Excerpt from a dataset
** begin **

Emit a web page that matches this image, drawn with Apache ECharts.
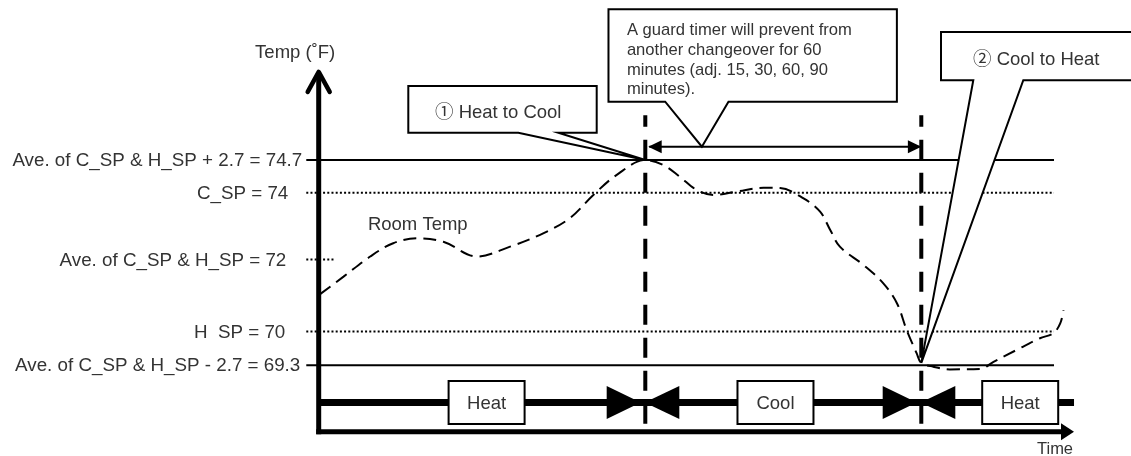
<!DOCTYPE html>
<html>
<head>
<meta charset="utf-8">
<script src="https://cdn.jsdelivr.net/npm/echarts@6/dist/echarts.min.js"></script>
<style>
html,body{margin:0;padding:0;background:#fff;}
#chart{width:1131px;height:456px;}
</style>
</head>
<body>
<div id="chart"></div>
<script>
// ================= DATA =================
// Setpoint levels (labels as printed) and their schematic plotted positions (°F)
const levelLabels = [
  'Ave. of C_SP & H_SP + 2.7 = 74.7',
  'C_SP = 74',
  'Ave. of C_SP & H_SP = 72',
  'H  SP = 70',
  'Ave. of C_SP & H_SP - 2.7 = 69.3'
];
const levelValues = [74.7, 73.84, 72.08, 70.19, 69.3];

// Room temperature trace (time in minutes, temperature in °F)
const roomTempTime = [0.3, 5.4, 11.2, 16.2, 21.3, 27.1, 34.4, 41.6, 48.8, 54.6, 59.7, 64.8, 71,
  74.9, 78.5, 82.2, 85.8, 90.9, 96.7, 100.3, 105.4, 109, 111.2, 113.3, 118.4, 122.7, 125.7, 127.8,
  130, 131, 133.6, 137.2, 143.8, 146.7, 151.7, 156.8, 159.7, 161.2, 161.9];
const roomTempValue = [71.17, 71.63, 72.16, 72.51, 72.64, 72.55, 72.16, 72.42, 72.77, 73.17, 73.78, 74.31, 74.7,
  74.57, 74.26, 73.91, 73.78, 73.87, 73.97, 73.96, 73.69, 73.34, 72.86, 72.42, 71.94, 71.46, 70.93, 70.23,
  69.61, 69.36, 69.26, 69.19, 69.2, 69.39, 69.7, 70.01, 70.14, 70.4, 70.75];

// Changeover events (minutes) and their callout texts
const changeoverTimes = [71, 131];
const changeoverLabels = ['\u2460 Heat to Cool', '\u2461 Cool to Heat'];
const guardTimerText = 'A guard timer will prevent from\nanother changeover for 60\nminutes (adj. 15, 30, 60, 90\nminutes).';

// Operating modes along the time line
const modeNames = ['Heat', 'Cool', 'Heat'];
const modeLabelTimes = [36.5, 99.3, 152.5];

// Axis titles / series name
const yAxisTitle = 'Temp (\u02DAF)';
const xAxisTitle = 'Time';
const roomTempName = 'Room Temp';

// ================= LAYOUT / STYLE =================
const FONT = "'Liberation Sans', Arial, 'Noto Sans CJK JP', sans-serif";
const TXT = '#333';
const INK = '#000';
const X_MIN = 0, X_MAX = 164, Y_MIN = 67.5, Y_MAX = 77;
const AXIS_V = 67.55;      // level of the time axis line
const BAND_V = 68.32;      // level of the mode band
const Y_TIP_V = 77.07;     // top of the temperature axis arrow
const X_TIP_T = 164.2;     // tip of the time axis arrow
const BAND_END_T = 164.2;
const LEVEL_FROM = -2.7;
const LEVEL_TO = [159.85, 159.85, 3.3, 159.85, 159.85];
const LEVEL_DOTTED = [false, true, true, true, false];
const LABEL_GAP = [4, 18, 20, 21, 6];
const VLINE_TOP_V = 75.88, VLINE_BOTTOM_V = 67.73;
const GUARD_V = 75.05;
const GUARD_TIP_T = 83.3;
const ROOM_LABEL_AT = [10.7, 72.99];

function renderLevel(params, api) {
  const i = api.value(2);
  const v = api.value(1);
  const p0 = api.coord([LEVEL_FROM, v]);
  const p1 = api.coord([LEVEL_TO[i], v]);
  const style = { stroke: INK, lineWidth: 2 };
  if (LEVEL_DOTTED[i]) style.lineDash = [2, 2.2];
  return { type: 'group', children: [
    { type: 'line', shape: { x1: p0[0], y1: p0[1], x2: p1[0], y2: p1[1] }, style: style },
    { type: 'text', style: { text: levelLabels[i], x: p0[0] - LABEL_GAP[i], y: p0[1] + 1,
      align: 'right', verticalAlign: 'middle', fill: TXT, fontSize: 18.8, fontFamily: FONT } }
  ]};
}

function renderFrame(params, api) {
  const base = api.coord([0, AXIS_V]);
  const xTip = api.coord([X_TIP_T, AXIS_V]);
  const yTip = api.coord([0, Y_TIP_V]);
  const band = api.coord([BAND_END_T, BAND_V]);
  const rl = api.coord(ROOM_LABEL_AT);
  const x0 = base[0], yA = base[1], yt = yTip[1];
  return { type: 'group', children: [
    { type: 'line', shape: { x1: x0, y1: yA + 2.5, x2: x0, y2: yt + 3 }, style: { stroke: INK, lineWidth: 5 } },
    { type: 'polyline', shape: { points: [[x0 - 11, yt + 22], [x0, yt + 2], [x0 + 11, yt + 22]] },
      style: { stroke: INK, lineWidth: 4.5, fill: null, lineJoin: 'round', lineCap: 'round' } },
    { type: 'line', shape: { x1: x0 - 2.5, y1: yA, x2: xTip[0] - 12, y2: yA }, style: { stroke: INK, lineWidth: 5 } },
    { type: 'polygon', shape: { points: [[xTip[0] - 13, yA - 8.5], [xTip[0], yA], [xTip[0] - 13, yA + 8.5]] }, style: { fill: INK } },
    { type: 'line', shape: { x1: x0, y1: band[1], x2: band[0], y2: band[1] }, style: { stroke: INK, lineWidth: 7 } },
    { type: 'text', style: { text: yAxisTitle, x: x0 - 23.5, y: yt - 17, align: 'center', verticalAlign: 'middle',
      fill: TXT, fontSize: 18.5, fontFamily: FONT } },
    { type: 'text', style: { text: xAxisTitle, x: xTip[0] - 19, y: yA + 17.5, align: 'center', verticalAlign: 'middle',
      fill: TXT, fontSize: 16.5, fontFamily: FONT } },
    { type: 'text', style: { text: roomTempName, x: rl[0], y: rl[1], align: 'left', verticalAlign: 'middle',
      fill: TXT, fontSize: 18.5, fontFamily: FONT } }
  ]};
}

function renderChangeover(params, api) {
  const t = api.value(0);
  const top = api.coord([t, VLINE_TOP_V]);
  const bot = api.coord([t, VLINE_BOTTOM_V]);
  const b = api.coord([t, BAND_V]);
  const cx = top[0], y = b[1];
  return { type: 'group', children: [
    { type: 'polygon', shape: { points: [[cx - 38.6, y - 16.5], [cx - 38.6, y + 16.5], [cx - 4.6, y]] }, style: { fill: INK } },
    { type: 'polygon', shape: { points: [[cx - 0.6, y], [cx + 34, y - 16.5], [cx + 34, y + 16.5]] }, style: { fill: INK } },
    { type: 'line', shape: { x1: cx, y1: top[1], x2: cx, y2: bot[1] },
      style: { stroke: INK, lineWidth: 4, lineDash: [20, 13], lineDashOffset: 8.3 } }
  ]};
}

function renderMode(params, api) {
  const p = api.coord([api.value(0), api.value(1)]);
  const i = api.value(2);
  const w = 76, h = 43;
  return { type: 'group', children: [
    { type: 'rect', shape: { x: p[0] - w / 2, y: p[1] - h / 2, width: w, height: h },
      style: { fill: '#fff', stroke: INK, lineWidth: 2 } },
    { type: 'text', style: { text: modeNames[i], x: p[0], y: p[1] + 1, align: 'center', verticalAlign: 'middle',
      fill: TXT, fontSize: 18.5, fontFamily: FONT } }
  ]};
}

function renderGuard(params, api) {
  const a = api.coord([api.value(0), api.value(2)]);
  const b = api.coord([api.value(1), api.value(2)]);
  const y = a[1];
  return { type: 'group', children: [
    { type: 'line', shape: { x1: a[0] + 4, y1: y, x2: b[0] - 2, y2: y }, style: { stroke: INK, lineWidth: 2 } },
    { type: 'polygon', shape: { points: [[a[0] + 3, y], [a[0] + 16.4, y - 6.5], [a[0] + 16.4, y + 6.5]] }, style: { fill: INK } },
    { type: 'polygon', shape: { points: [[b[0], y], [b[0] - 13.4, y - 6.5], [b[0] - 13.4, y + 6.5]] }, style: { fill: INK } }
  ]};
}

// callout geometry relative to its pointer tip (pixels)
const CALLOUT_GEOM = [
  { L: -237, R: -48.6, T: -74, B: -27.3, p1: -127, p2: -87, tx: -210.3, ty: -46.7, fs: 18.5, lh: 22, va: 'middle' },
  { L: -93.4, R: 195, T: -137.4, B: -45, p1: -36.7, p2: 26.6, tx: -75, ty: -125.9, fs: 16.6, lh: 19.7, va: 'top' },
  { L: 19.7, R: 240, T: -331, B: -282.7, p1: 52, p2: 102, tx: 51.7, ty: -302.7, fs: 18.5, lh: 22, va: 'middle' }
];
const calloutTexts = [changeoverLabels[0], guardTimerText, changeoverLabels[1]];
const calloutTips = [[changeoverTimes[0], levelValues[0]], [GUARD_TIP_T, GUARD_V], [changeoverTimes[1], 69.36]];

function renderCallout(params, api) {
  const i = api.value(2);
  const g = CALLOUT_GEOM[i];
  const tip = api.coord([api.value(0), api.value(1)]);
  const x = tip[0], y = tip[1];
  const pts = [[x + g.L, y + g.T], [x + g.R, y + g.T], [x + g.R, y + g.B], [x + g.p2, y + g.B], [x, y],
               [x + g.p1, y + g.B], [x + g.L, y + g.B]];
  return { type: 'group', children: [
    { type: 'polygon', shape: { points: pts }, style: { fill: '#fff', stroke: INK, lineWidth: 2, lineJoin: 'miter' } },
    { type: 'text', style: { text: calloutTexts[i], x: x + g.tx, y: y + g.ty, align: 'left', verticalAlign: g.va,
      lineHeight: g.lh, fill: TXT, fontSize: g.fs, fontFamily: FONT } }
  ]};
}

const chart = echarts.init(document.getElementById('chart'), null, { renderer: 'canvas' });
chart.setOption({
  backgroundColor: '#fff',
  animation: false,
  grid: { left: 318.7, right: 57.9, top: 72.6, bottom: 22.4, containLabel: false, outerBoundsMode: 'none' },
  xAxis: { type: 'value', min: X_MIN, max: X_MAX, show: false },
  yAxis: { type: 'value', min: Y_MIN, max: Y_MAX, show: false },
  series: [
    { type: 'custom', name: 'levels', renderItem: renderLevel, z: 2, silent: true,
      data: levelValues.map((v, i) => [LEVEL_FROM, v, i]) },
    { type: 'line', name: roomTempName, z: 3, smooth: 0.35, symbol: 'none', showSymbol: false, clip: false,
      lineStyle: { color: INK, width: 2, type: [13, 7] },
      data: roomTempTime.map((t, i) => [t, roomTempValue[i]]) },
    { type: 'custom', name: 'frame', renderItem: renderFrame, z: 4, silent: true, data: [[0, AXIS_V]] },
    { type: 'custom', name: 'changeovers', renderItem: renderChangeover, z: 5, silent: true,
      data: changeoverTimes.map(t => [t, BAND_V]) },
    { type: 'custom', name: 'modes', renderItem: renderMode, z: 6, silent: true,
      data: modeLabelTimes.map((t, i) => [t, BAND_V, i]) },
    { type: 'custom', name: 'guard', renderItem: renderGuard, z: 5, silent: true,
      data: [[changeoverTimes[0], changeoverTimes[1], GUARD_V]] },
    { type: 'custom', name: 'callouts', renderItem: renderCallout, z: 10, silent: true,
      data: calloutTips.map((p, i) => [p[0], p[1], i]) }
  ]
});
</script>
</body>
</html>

** end **
** begin **

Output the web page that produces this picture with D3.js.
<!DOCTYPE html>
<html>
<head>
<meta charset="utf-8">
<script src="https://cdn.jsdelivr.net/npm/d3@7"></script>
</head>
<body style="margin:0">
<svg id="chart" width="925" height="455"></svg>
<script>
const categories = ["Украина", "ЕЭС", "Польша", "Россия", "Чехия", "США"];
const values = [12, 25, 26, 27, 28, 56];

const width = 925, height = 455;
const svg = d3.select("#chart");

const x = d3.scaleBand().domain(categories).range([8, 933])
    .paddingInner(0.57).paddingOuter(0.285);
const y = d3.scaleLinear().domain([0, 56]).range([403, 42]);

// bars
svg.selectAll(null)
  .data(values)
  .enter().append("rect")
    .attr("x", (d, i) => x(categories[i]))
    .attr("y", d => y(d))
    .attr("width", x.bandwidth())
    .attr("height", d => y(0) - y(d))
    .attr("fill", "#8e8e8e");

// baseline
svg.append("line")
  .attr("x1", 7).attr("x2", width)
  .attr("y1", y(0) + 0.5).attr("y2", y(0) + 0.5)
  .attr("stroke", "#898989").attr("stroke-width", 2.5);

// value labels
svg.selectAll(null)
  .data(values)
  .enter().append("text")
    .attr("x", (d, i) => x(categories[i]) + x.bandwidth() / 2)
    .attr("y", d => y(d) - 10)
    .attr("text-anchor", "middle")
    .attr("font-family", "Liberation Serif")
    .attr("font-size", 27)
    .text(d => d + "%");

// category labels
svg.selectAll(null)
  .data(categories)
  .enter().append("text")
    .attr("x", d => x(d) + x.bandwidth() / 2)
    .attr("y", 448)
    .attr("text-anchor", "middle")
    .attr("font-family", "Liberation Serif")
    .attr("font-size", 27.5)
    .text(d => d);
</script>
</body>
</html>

** end **
** begin **

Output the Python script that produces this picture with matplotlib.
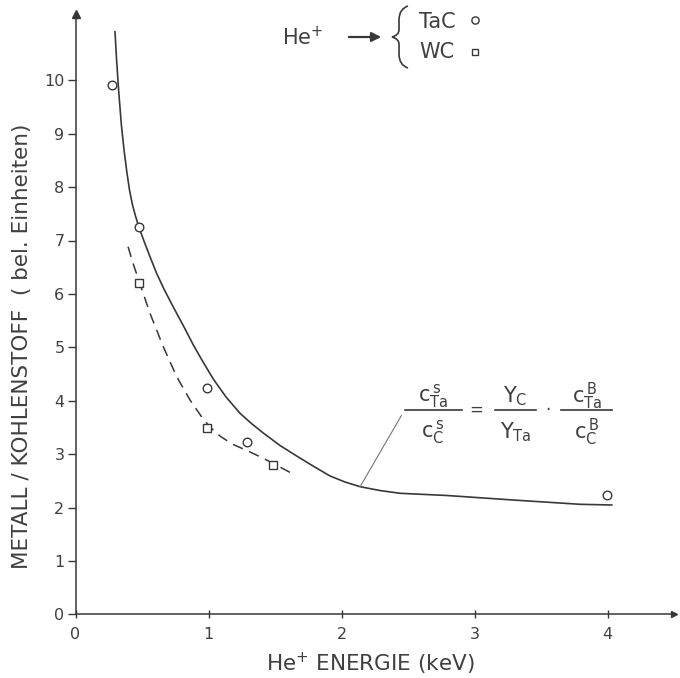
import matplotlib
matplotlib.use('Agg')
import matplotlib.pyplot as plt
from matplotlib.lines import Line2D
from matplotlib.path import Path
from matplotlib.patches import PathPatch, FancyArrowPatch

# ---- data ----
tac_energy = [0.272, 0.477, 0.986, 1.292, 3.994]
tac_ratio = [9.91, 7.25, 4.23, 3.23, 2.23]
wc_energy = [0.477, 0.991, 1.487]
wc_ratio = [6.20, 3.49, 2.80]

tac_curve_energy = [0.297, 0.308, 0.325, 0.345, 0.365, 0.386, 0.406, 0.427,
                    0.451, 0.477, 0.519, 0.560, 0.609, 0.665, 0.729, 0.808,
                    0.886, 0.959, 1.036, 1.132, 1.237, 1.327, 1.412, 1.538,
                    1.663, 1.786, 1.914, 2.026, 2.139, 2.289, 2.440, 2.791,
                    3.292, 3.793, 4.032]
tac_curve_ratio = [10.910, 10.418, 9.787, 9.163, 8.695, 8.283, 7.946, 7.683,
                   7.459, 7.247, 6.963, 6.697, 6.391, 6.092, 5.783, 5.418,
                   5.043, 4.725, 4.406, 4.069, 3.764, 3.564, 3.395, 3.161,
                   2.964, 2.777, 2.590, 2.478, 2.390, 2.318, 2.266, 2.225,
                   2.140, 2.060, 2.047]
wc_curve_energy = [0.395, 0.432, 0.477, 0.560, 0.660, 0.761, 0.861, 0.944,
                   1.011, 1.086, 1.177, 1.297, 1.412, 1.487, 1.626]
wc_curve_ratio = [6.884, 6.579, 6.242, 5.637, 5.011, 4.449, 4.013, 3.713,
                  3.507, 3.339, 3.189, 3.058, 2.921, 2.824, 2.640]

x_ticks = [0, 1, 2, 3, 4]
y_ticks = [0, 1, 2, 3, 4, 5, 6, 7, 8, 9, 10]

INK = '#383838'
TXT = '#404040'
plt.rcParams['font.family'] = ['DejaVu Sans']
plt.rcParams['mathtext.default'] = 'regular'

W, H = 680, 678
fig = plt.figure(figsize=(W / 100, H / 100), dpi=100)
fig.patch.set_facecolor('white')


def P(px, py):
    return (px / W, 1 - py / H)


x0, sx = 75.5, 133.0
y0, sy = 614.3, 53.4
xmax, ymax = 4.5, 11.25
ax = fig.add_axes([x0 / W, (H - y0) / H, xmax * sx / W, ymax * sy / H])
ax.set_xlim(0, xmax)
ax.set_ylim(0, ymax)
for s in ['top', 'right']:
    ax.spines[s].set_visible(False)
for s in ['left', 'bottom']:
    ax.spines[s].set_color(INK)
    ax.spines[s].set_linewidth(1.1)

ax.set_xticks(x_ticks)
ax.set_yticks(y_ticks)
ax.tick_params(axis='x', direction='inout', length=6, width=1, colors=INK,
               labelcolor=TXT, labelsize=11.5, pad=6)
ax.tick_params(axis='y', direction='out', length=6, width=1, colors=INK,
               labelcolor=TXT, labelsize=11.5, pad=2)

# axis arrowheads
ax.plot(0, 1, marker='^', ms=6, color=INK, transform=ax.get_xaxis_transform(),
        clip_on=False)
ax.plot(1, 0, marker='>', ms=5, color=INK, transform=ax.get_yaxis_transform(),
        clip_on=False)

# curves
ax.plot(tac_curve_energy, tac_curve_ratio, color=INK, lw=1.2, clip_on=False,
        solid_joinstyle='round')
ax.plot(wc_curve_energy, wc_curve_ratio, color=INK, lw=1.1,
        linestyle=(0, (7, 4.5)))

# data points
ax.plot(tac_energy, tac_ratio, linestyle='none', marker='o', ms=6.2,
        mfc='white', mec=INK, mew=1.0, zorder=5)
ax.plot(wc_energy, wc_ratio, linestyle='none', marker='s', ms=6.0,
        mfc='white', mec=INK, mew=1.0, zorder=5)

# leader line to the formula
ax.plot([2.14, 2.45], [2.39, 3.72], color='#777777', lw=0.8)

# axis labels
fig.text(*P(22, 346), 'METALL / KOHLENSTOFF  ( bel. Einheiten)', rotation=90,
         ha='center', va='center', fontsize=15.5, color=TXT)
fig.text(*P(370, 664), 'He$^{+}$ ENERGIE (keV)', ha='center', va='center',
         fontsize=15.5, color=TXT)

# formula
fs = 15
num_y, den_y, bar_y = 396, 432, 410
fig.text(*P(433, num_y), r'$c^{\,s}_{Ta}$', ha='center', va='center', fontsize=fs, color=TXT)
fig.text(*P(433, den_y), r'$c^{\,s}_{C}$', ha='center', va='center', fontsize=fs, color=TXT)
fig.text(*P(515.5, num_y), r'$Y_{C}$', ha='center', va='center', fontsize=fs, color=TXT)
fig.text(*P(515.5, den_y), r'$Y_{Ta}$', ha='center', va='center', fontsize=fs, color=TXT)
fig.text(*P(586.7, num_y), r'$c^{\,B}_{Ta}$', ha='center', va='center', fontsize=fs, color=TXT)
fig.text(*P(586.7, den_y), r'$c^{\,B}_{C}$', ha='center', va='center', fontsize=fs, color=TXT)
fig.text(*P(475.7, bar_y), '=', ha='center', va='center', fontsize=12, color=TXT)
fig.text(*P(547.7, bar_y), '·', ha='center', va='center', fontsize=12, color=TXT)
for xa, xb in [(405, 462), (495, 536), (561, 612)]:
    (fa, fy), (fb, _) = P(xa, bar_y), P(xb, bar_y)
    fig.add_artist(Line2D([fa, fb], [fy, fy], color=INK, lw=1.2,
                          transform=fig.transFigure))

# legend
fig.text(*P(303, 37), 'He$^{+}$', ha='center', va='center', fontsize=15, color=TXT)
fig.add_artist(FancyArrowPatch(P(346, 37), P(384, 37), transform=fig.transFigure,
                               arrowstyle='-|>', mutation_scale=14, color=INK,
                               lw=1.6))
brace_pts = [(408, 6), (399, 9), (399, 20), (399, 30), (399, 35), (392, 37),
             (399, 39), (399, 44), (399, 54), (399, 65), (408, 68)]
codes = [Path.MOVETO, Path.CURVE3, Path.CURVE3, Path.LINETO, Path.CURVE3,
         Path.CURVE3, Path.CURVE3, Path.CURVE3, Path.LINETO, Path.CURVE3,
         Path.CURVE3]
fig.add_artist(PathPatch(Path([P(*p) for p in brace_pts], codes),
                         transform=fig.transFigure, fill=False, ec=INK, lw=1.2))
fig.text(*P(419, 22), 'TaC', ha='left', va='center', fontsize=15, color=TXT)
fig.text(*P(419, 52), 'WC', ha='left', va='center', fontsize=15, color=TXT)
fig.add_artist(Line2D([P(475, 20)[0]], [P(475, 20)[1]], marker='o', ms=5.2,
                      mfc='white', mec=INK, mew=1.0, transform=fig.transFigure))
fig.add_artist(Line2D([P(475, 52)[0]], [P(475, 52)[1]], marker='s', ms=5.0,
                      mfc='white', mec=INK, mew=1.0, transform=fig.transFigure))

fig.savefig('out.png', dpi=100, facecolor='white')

** end **

Copy out the listing above from the line containing "Output the Python" to the line containing "wc_ratio = [6.20, 3.49, 2.80]", both included, exactly as written and minus the images.

**TASK RESPONSE:**
Output the Python script that produces this picture with matplotlib.
import matplotlib
matplotlib.use('Agg')
import matplotlib.pyplot as plt
from matplotlib.lines import Line2D
from matplotlib.path import Path
from matplotlib.patches import PathPatch, FancyArrowPatch

# ---- data ----
tac_energy = [0.272, 0.477, 0.986, 1.292, 3.994]
tac_ratio = [9.91, 7.25, 4.23, 3.23, 2.23]
wc_energy = [0.477, 0.991, 1.487]
wc_ratio = [6.20, 3.49, 2.80]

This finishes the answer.